The first time It tired it, I had it on green tea and wasn’t a huge fan. The next two times, I had it with a fruit tea and a milky tea. Wow, what a difference the saltiness of the cheese foam makes in balancing sweet or creamy flavours. Now, it’s one of my favourite Asian treats to order.
- ParTea: My least favourite on this list, the benefit to coming here is that you can find ParTea’s in major malls (they’re an Asian chain), and they have a variety of teas on offer, so you can mix and match flavours to your preference
- Hey Tea: A chain that specialises in fruit teas, their cheese foam topping is excellent. Big fan of the strawberry and melon cheese teas, and love the location in Clarke Quay for its colorful surroundings
- Coffee Break Cafe: The promise of taro kaya toast is what originally brought me to Coffee Break, but when I saw hojicha milk tea with cheese foam on the menu, I knew I had to have it. Find this place on the upper flower of a hawker centre, and be sure to bring cash
EAT KAYA TOAST
A Singaporean breakfast delicacy, toast may look simple at first.
And it is, which is kind of the beauty of it.
My favourite places for brekkie in Sing are Ya Kun Kaya Toast, which has been around for over 75 years, and Toast Box.
At Ya Kun, order toast the traditional way- with butter and cinnamon.
And, at Toast Box, don’t miss having it with Kaya, a very sweet coconut jam.
If you’re looking for something more off-beat, check out Coffee Box (mentioned above). They’ve got a few different flavours on the menu, including a creamy, delicious taro toast option.
Wherever you order, top it all off with a sickly sweetened coffee or iced cheese tea.
EXTRA SINGAPORE TRAVEL TIPS
Getting There: Singapore’s airport is one of the best in the world, and if you’ve got a short layover, is well worth exploring. My favourite bit? The Jewel in T1, it’s a gorgeous free-fall waterfall, surrounded by lush vegetation.
Overnight layover? There are a few hotel options in Singapore’s airport, including the small, but cozy rooms at Yotel.
Getting to the City: Ther’s public transit, but with my luggage, I usually take a Grab if the prices aren’t surging. Often, it’s only £7-9 to get to the Kampong Glam neighbourhood I like to stay in.

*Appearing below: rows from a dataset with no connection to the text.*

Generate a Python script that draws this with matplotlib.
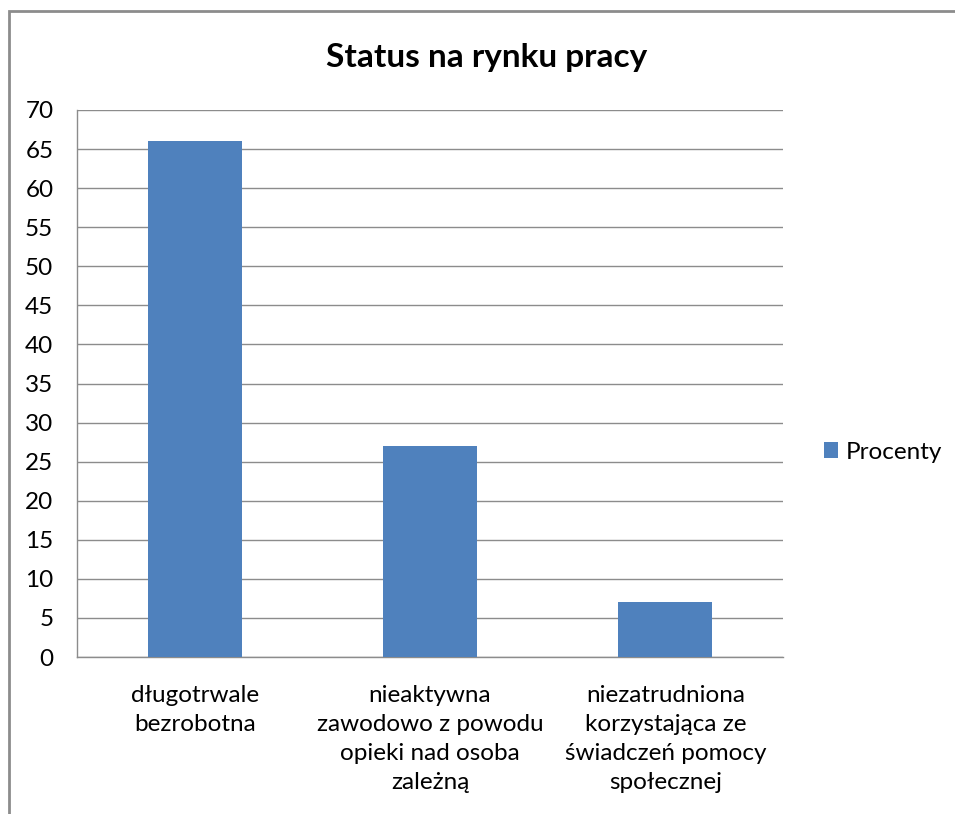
import matplotlib.pyplot as plt
from matplotlib.patches import Rectangle

plt.rcParams['font.family'] = ['Lato', 'DejaVu Sans']

categories = [
    'długotrwale\nbezrobotna',
    'nieaktywna\nzawodowo z powodu\nopieki nad osoba\nzależną',
    'niezatrudniona\nkorzystająca ze\nświadczeń pomocy\nspołecznej',
]
procenty = [66, 27, 7]
yticks = list(range(0, 75, 5))

fig = plt.figure(figsize=(9.55, 8.14), dpi=100)

# ramka wykresu (ucięta z prawej i u dołu)
fig.patches.append(Rectangle((9 / 955, -0.1), 1.2, 1 - 11 / 814 + 0.1,
                             transform=fig.transFigure, fill=False,
                             edgecolor='#8c8c8c', linewidth=2))

ax = fig.add_axes([77 / 955, 1 - 657 / 814, 706 / 955, 547 / 814])
x = range(len(categories))
ax.bar(x, procenty, width=0.4, color='#4f81bd', label='Procenty', zorder=3)

ax.set_xlim(-0.5, len(categories) - 0.5)
ax.set_ylim(0, 70)
ax.set_yticks(yticks)
ax.set_xticks(list(x))
ax.set_xticklabels(categories, fontsize=17.5, linespacing=1.47)
ax.tick_params(axis='both', length=0, colors='#000000', labelsize=17.5)
ax.tick_params(axis='y', pad=17)
ax.tick_params(axis='x', pad=20)
ax.grid(axis='y', color='#8c8c8c', linewidth=1, zorder=0)

for side in ['top', 'right']:
    ax.spines[side].set_visible(False)
for side in ['left', 'bottom']:
    ax.spines[side].set_color('#8c8c8c')
    ax.spines[side].set_linewidth(1)

fig.text(487 / 955, 1 - 57 / 814, 'Status na rynku pracy', fontsize=24,
         fontweight='bold', ha='center', va='center')

fig.legend(loc='center left', bbox_to_anchor=(802 / 955, 1 - 452 / 814),
           frameon=False, fontsize=17.5, handlelength=0.6, handleheight=0.6,
           handletextpad=0.3)

fig.savefig('out.png', dpi=100)
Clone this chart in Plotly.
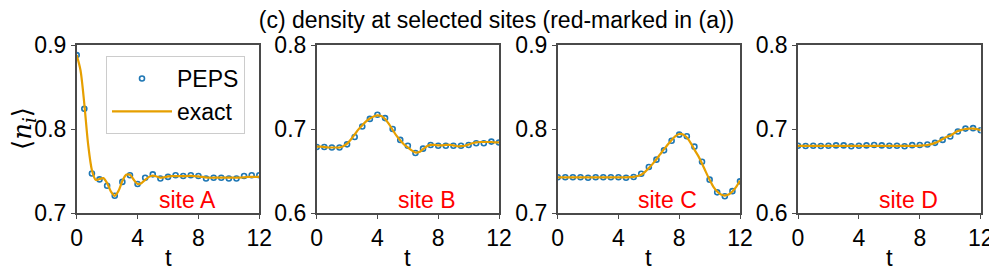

Getting Around: Usually, for me, it’s a combination of Grab, bus/MRT and walking. Singapore is hot and humid, so I often skip out on walking places that are more than 15-20 minutes apart. Grab is pretty affordable, and the bus/MRT system takes contactless card, making it seamless ot hop on a bus or train on the fly.
WiFi: Lots of cafes have WiFi, or you can pick up a tourist SIM in the airport. Shop around before buying if you decide to grab one before heading into the city. Some places combine tourism offers with data, which marks up the price because of the overall benefits you’re paying for. On my last visit, I saw 2GB for £18 or 100 GB for £17 right next to each other. If you’re like me, and it’s more important to have plentiful data for work, you’ll want more bang for your buck on that front.
Where to Stay: I love the Kampong Glam neighborhood because it’s colorful, fun and packed with places to eat and drink. It’s also a mix of cultures, which means you can find everything from Middle Eastern to Asian to Italian food, and some seriously great coffee. I’ve also heard great things about staying in Chinatown or Little Italy, if you want to be in the thick of things.
In Kampong Glam, I’ve stayed at Airbnbs and the Pod Boutique Capsule Hotel. I enjoyed my stay at the Pod Boutique Hotel, but would forewarn the rooms around soundproof, so you’ll want to bring earplugs.
Have you ever been to Singapore? What would you add to this list?